The second topic of this day was the conservation of intact morphological processes. Danube Islands develop only due to natural dynamic processes in a river, and provide valuable and rare habitats to a broad diversity of species. Therefore, they have been selected as flagship areas to conserve. A concept for this was developed by Georg Frank from Donau-Auen National Park and Stela Bozhinova from Persina Nature Park - the Belene island that is protected by Persina is the biggest Danube island in the whole Bulgarian Danube section. The discussion, again structured in a world café, collected the perspectives of all partners regarding the Danube islands protection and three questions: What was the general feedback? Who are the stakeholders and landowners of these islands? What could be the advantages of focusing on the islands of the Danube River?

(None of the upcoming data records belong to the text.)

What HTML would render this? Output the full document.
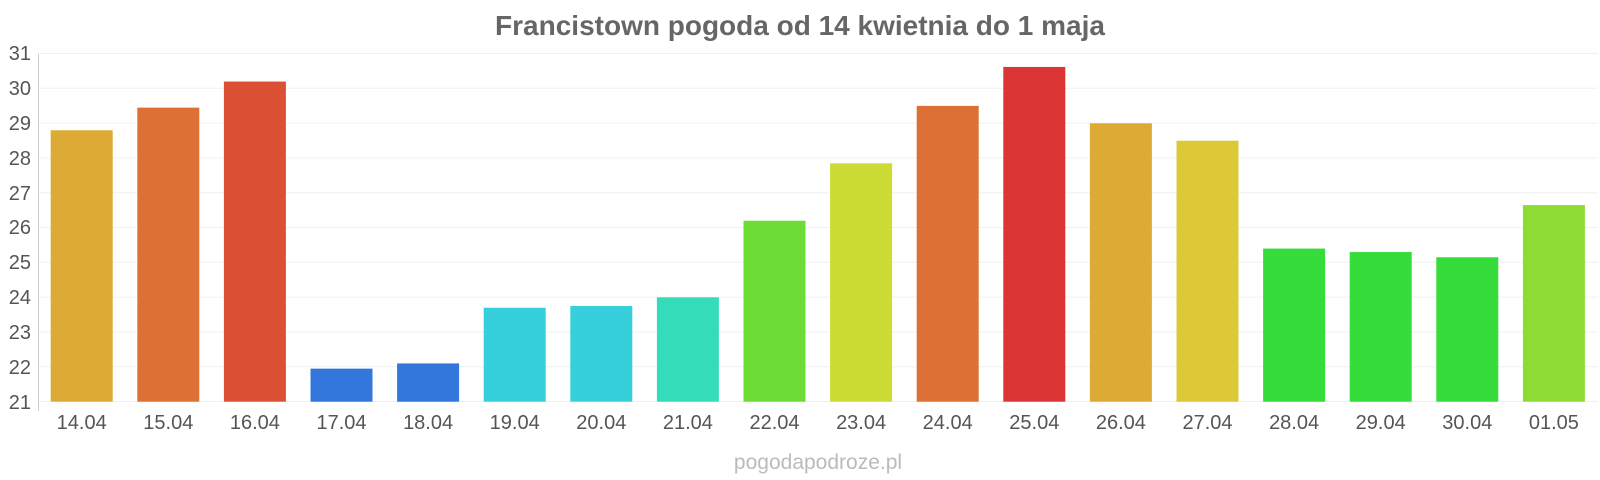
<!DOCTYPE html>
<html><head><meta charset="utf-8"><style>
html,body{margin:0;padding:0;background:#fff;width:1600px;height:480px;overflow:hidden}
text{font-family:"Liberation Sans",Arial,sans-serif}
</style></head><body>
<svg width="1600" height="480" viewBox="0 0 1600 480" xmlns="http://www.w3.org/2000/svg">
<text x="800" y="35" text-anchor="middle" font-size="28" font-weight="bold" fill="#666">Francistown pogoda od 14 kwietnia do 1 maja</text>
<g stroke="#f0f0f0" stroke-width="1">
<line x1="39" x2="1598" y1="53.5" y2="53.5"/><line x1="39" x2="1598" y1="88.3" y2="88.3"/><line x1="39" x2="1598" y1="123.1" y2="123.1"/><line x1="39" x2="1598" y1="157.9" y2="157.9"/><line x1="39" x2="1598" y1="192.7" y2="192.7"/><line x1="39" x2="1598" y1="227.5" y2="227.5"/><line x1="39" x2="1598" y1="262.3" y2="262.3"/><line x1="39" x2="1598" y1="297.1" y2="297.1"/><line x1="39" x2="1598" y1="331.9" y2="331.9"/><line x1="39" x2="1598" y1="366.7" y2="366.7"/><line x1="39" x2="1598" y1="401.5" y2="401.5"/>
</g>
<line x1="38.5" x2="38.5" y1="54" y2="411" stroke="#ccc"/>
<g font-size="20" fill="#555" text-anchor="end">
<text x="31" y="60">31</text><text x="31" y="95">30</text><text x="31" y="130">29</text><text x="31" y="165">28</text><text x="31" y="200">27</text><text x="31" y="234">26</text><text x="31" y="269">25</text><text x="31" y="304">24</text><text x="31" y="339">23</text><text x="31" y="374">22</text><text x="31" y="409">21</text>
</g>
<g id="bars"></g>
<g id="labels" font-size="20" fill="#555" text-anchor="middle"></g>
<text x="818" y="469" text-anchor="middle" font-size="21" fill="#bbb">pogodapodroze.pl</text>
</svg>
<script>
var v=[28.8,29.45,30.2,21.95,22.1,23.7,23.75,24.0,26.2,27.85,29.5,30.62,29.0,28.5,25.4,25.3,25.15,26.65];
var c=["#dcaa35","#dc7035","#dc5035","#3477dc","#3477dc","#35d0dc","#35d0dc","#35dcba","#6ddc35","#cddc35","#dc7035","#dc3535","#dcaa35","#dcc935","#35dc3a","#35dc3a","#35dc3a","#8ddc35"];
var l=["14.04","15.04","16.04","17.04","18.04","19.04","20.04","21.04","22.04","23.04","24.04","25.04","26.04","27.04","28.04","29.04","30.04","01.05"];
var ns="http://www.w3.org/2000/svg",b=document.getElementById("bars"),t=document.getElementById("labels");
for(var i=0;i<18;i++){var x=50.7+i*86.6,y=401.7-(v[i]-21)*34.8;
var r=document.createElementNS(ns,"rect");r.setAttribute("x",x);r.setAttribute("y",y);r.setAttribute("width",62);r.setAttribute("height",401.7-y);r.setAttribute("fill",c[i]);b.appendChild(r);
var s=document.createElementNS(ns,"text");s.setAttribute("x",x+31);s.setAttribute("y",429);s.textContent=l[i];t.appendChild(s);}
</script>
</body></html>
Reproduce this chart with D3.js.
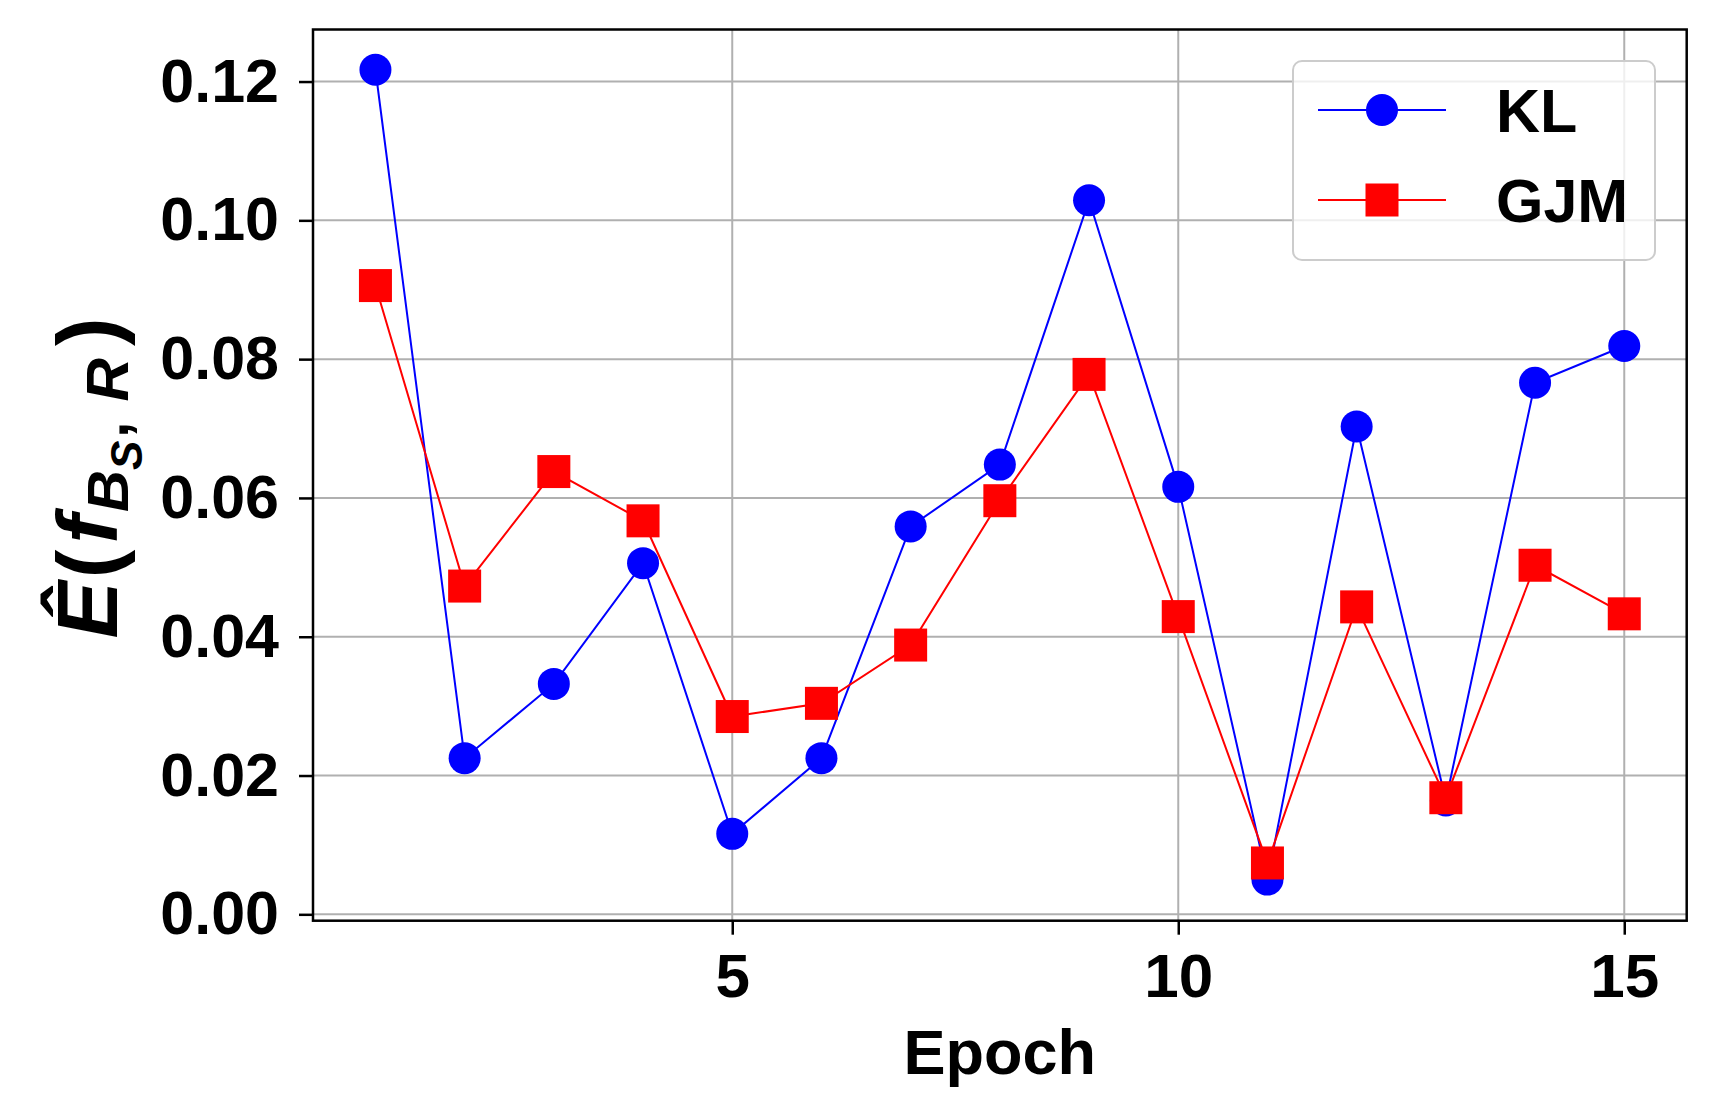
<!DOCTYPE html>
<html>
<head>
<meta charset="utf-8">
<script src="https://cdn.jsdelivr.net/npm/d3@7"></script>
<style>
  body { margin: 0; background: #fff; }
  text { font-family: "Liberation Sans", Arial, sans-serif; font-weight: bold; }
</style>
</head>
<body>
<div id="chart"></div>
<script>
// data
var epochs = [1, 2, 3, 4, 5, 6, 7, 8, 9, 10, 11, 12, 13, 14, 15]
var klValues = [0.1217, 0.0225, 0.0332, 0.0506, 0.0116, 0.0225, 0.0559, 0.0648, 0.1029, 0.0616, 0.0050, 0.0703, 0.0164, 0.0766, 0.0819]
var gjmValues = [0.0906, 0.0473, 0.0638, 0.0567, 0.0285, 0.0304, 0.0388, 0.0596, 0.0778, 0.0429, 0.0074, 0.0443, 0.0168, 0.0503, 0.0433]
var xTicks = [5, 10, 15]
var yTicks = [0.00, 0.02, 0.04, 0.06, 0.08, 0.10, 0.12]
var seriesNames = ["KL", "GJM"]
var seriesColors = ["#0000ff", "#ff0000"]

var W = 1715, H = 1115
// plot box (window.top is reserved, so use other names)
var plotL = 313, plotR = 1686.7, plotT = 29.5, plotB = 920.7

var svg = d3.select('#chart')
  .append('svg')
  .attr("width", W)
  .attr("height", H)

var x = d3.scaleLinear()
  .domain([0.3, 15.7])
  .range([plotL, plotR])

var y = d3.scaleLinear()
  .domain([-0.00092, 0.1275])
  .range([plotB, plotT])

// grid
svg.append("g")
  .selectAll("line")
  .data(xTicks)
  .enter()
  .append("line")
  .attr("x1", function (d) { return x(d) })
  .attr("x2", function (d) { return x(d) })
  .attr("y1", plotT)
  .attr("y2", plotB)
  .attr("stroke", "#b0b0b0")
  .attr("stroke-width", 2)

svg.append("g")
  .selectAll("line")
  .data(yTicks)
  .enter()
  .append("line")
  .attr("x1", plotL)
  .attr("x2", plotR)
  .attr("y1", function (d) { return y(d) })
  .attr("y2", function (d) { return y(d) })
  .attr("stroke", "#b0b0b0")
  .attr("stroke-width", 2)

// axes
var xAxis = svg.append("g")
  .attr("transform", "translate(0," + plotB + ")")
  .call(d3.axisBottom(x).tickValues(xTicks).tickSize(14).tickPadding(18).tickFormat(d3.format("d")))
xAxis.select(".domain").remove()
xAxis.selectAll("line").attr("stroke", "#000").attr("stroke-width", 2.5)
xAxis.selectAll("text").attr("font-size", 62).attr("fill", "#000")
  .attr("font-family", "Liberation Sans, Arial, sans-serif")
  .attr("font-weight", "bold")

var yAxis = svg.append("g")
  .attr("transform", "translate(" + plotL + ",0)")
  .call(d3.axisLeft(y).tickValues(yTicks).tickSize(14).tickPadding(20).tickFormat(d3.format(".2f")))
yAxis.select(".domain").remove()
yAxis.selectAll("line").attr("stroke", "#000").attr("stroke-width", 2.5)
yAxis.selectAll("text").attr("font-size", 61).attr("fill", "#000")
  .attr("font-family", "Liberation Sans, Arial, sans-serif")
  .attr("font-weight", "bold")

// series
var allSeries = [klValues, gjmValues]
var line = d3.line()
  .x(function (d, i) { return x(epochs[i]) })
  .y(function (d) { return y(d) })

allSeries.forEach(function (vals, k) {
  var g = svg.append("g")
  g.append("path")
    .datum(vals)
    .attr("d", line)
    .attr("fill", "none")
    .attr("stroke", seriesColors[k])
    .attr("stroke-width", 2)
  if (k === 0) {
    g.selectAll("circle")
      .data(vals)
      .enter()
      .append("circle")
      .attr("cx", function (d, i) { return x(epochs[i]) })
      .attr("cy", function (d) { return y(d) })
      .attr("r", 16)
      .attr("fill", seriesColors[k])
  } else {
    g.selectAll("rect")
      .data(vals)
      .enter()
      .append("rect")
      .attr("x", function (d, i) { return x(epochs[i]) - 16.5 })
      .attr("y", function (d) { return y(d) - 16.5 })
      .attr("width", 33)
      .attr("height", 33)
      .attr("fill", seriesColors[k])
  }
})

// frame
svg.append("rect")
  .attr("x", plotL)
  .attr("y", plotT)
  .attr("width", plotR - plotL)
  .attr("height", plotB - plotT)
  .attr("fill", "none")
  .attr("stroke", "#000")
  .attr("stroke-width", 2.5)

// legend
var lg = svg.append("g")
lg.append("rect")
  .attr("x", 1293)
  .attr("y", 61)
  .attr("width", 362)
  .attr("height", 199)
  .attr("rx", 9)
  .attr("fill", "#fff")
  .attr("fill-opacity", 0.8)
  .attr("stroke", "#cccccc")
  .attr("stroke-width", 2)

var legendRows = [110, 200]
seriesNames.forEach(function (name, k) {
  var ly = legendRows[k]
  lg.append("line")
    .attr("x1", 1318).attr("x2", 1446)
    .attr("y1", ly).attr("y2", ly)
    .attr("stroke", seriesColors[k])
    .attr("stroke-width", 2)
  if (k === 0) {
    lg.append("circle").attr("cx", 1382).attr("cy", ly).attr("r", 16).attr("fill", seriesColors[k])
  } else {
    lg.append("rect").attr("x", 1382 - 16.5).attr("y", ly - 16.5).attr("width", 33).attr("height", 33).attr("fill", seriesColors[k])
  }
  lg.append("text")
    .attr("x", 1496)
    .attr("y", ly + 22)
    .attr("font-size", 61)
    .attr("fill", "#000")
    .text(name)
})

// x label
svg.append("text")
  .attr("x", (plotL + plotR) / 2)
  .attr("y", 1074)
  .attr("text-anchor", "middle")
  .attr("font-size", 63)
  .attr("fill", "#000")
  .text("Epoch")

// y label with math-style subscripts
var yl = svg.append("text")
  .attr("transform", "translate(117,478) rotate(-90)")
  .attr("text-anchor", "middle")
  .attr("font-size", 86)
  .attr("fill", "#000")
yl.append("tspan").attr("font-style", "italic").text("Ê")
yl.append("tspan").attr("dx", 3).text("(")
yl.append("tspan").attr("dx", 6).attr("font-style", "italic").text("f")
yl.append("tspan").attr("dx", 3).attr("font-style", "italic").attr("font-size", 58).attr("dy", 11).text("B")
yl.append("tspan").attr("font-style", "italic").attr("font-size", 44).attr("dy", 14).text("S")
yl.append("tspan").attr("dx", 3).attr("font-size", 58).attr("dy", -14).text(", ")
yl.append("tspan").attr("dx", 4).attr("font-style", "italic").attr("font-size", 60).text("R")
yl.append("tspan").attr("dx", 12).attr("dy", -11).text(")")
</script>
</body>
</html>
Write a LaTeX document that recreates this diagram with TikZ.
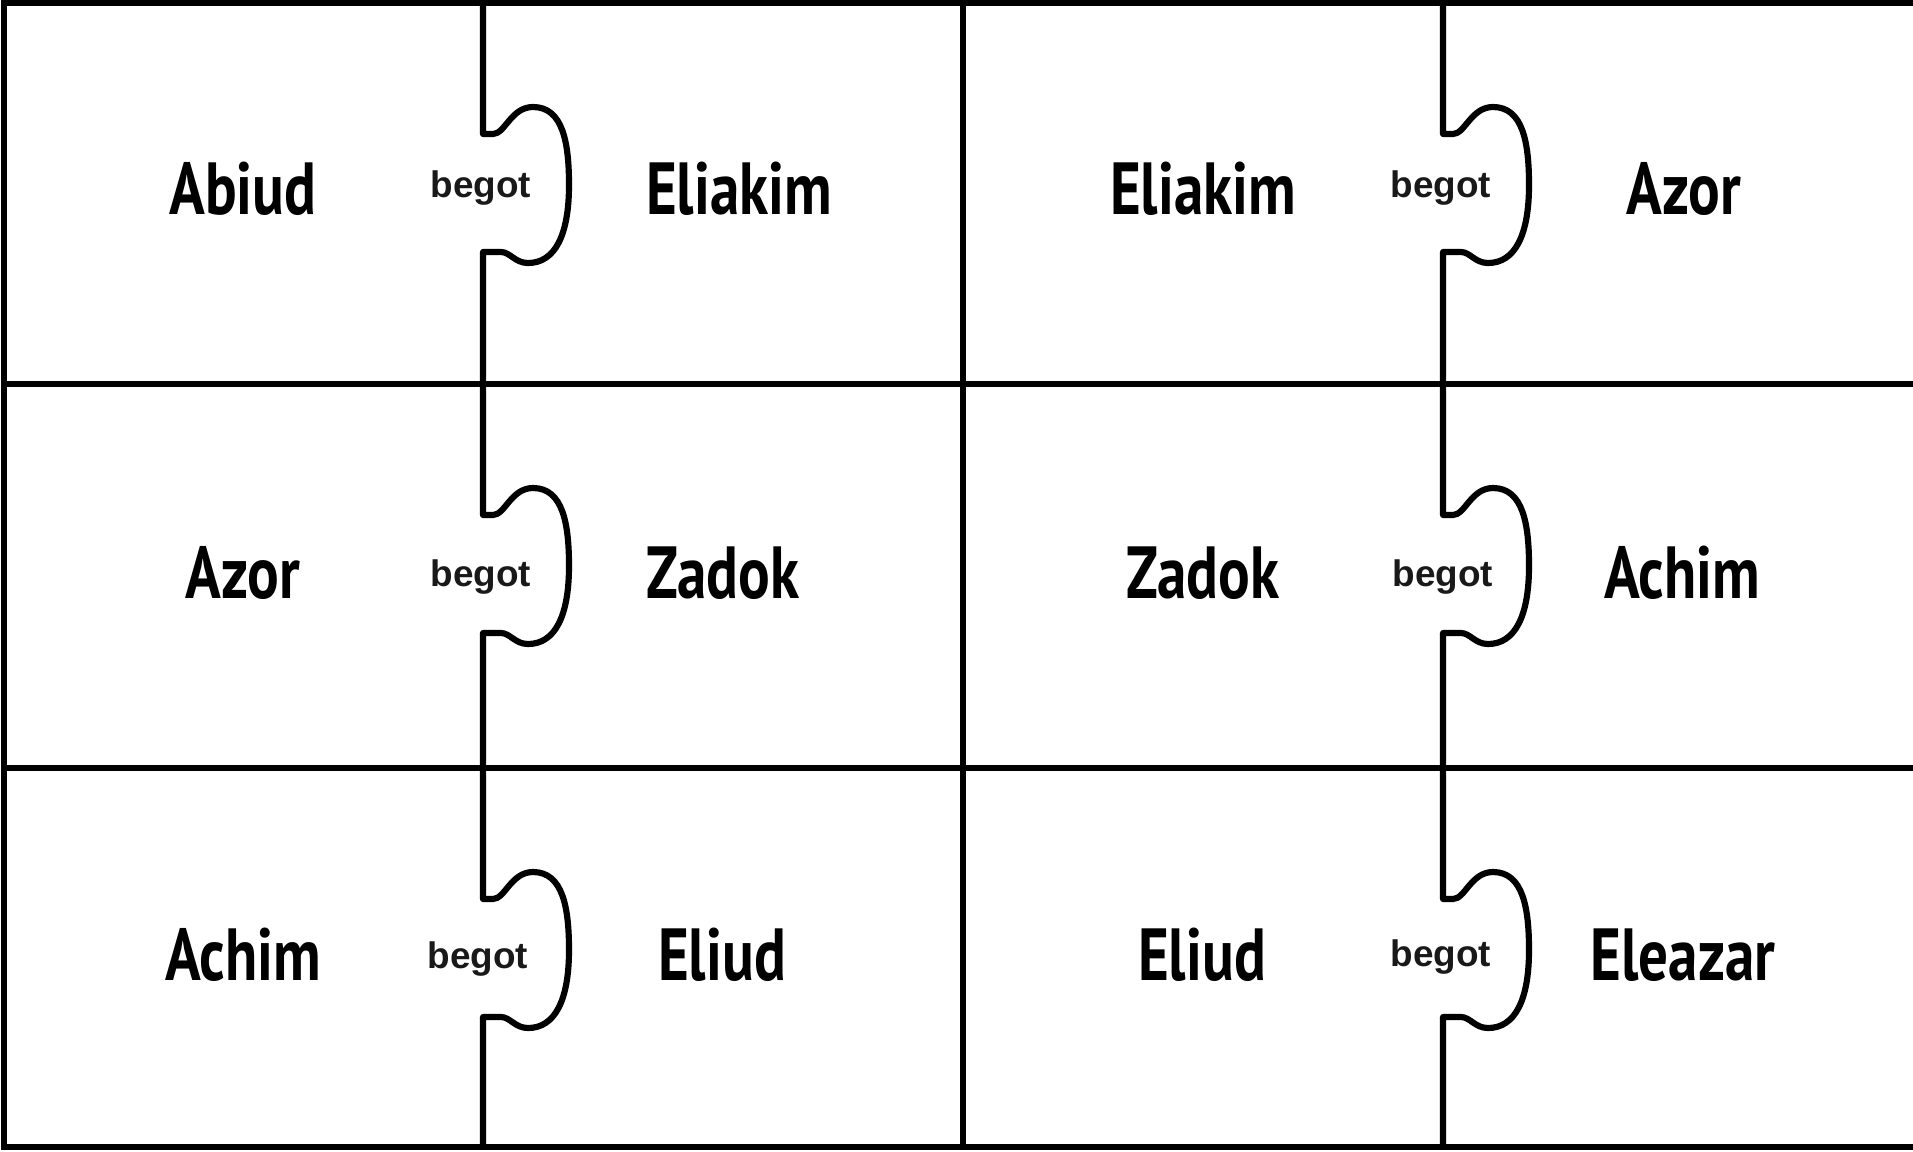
\documentclass[tikz,border=0pt]{standalone}
\usepackage{fontspec}
\newfontfamily\namefont[FakeStretch=0.8]{PT Sans}
\newfontfamily\verbfont{Liberation Sans}
\usetikzlibrary{positioning}
\tikzset{
  person/.style={
    % The font:
    font=\namefont\bfseries\fontsize{21}{21}\selectfont,
    % The rest
    inner sep=0pt,text=black},
  verb/.style={
    font=\verbfont\bfseries\fontsize{10.5}{10.5}\selectfont,
    inner sep=0pt,text=black!90},
  cut/.style={line width=1.85pt,draw=black},
  puzzle/.style={line width=1.75pt,draw=black,line join=round}
}

\begin{document}
\begin{tikzpicture}[x=0.01cm,y=-0.01cm]     % one unit = one pixel, y down
  \useasboundingbox (0,0) rectangle (1913,1151);

  % the sheet
  \draw[cut] (1913,3) -| (4,1147) -- (1913,1147);
  \draw[cut] (4,384) -- (1913,384);
  \draw[cut] (4,768) -- (1913,768);
  \draw[cut] (963,3) -- (963,1147);

  % the tabs
  \foreach \cx in {483,1443}
    \foreach \ry/\rb in {3/384,384/768,768/1147}
      \draw[puzzle] (\cx,\ry) -- (\cx,\ry+131) -- (\cx+10,\ry+131)
        .. controls (\cx+22,\ry+131) and (\cx+28,\ry+104) .. (\cx+50,\ry+104)
        .. controls (\cx+80,\ry+104) and (\cx+86,\ry+140) .. (\cx+86,\ry+182)
        .. controls (\cx+86,\ry+232) and (\cx+72,\ry+260) .. (\cx+45,\ry+260)
        .. controls (\cx+32,\ry+260) and (\cx+27,\ry+249) .. (\cx+18,\ry+249)
        -- (\cx,\ry+249) -- (\cx,\rb);

  % first row
  \node (abiud)    [person] at (243,189)  {Abiud};
  \node (begota)   [verb]   at (481,188)  {begot};
  \node (eliakima) [person] at (739,189)  {Eliakim};
  \node (eliakimb) [person] at (1203,189) {Eliakim};
  \node (begotb)   [verb]   at (1441,188) {begot};
  \node (azora)    [person] at (1684,189) {Azor};

  % second row
  \node (azorb)    [person] at (243,573)  {Azor};
  \node (begotc)   [verb]   at (481,577)  {begot};
  \node (zadoka)   [person] at (723,573)  {Zadok};
  \node (zadokb)   [person] at (1203,573) {Zadok};
  \node (begotd)   [verb]   at (1443,577) {begot};
  \node (achima)   [person] at (1682,573) {Achim};

  % third row
  \node (achimb)   [person] at (243,955)  {Achim};
  \node (begote)   [verb]   at (478,959)  {begot};
  \node (eliuda)   [person] at (722,955)  {Eliud};
  \node (eliudb)   [person] at (1202,955) {Eliud};
  \node (begotf)   [verb]   at (1441,957) {begot};
  \node (eleazar)  [person] at (1683,955) {Eleazar};
\end{tikzpicture}
\end{document}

Study visits & experience exchange

The two days task force meeting was also used for two excursion, that made the whole workshop a trilateral one: The first led the group to Szigetköz, the Protected Landscape Area on Hungarian side in the Slovak-Hungarian border section, in the area of the Gabcikovo dam. The area is morphologically significantly altered, however through management measures some important habitats and valuable biodiversity could be preserved.
The second excursion gave an impression of the restoration project “Naturversuch Bad Deutsch-Altenburg”, which is currently being implemented in the Donau-Auen National Park in Austria. Known restoration measures such as river bank restoration, sidearm reconnection, and groyne restructuring are implemented and tested in their interplay together with one innovative method against the negative effects of significantly reduced sediment transport, especially bedload, in the river: The granulometric soil stabilization adds gravel of slightly bigger size to the river bed to raise the low water levels sustainably, thus ensuring the continuous connection of the main river with the adjacent floodplain.

All in all, the two days of intensive work and many new impressions and inputs were a perfect basis for our joint work on the Action Plan River Morphology, that will be produced within the DANUBEPARKS STEP 2.0 project and will deal with conservation, restoration, and sediment management measures.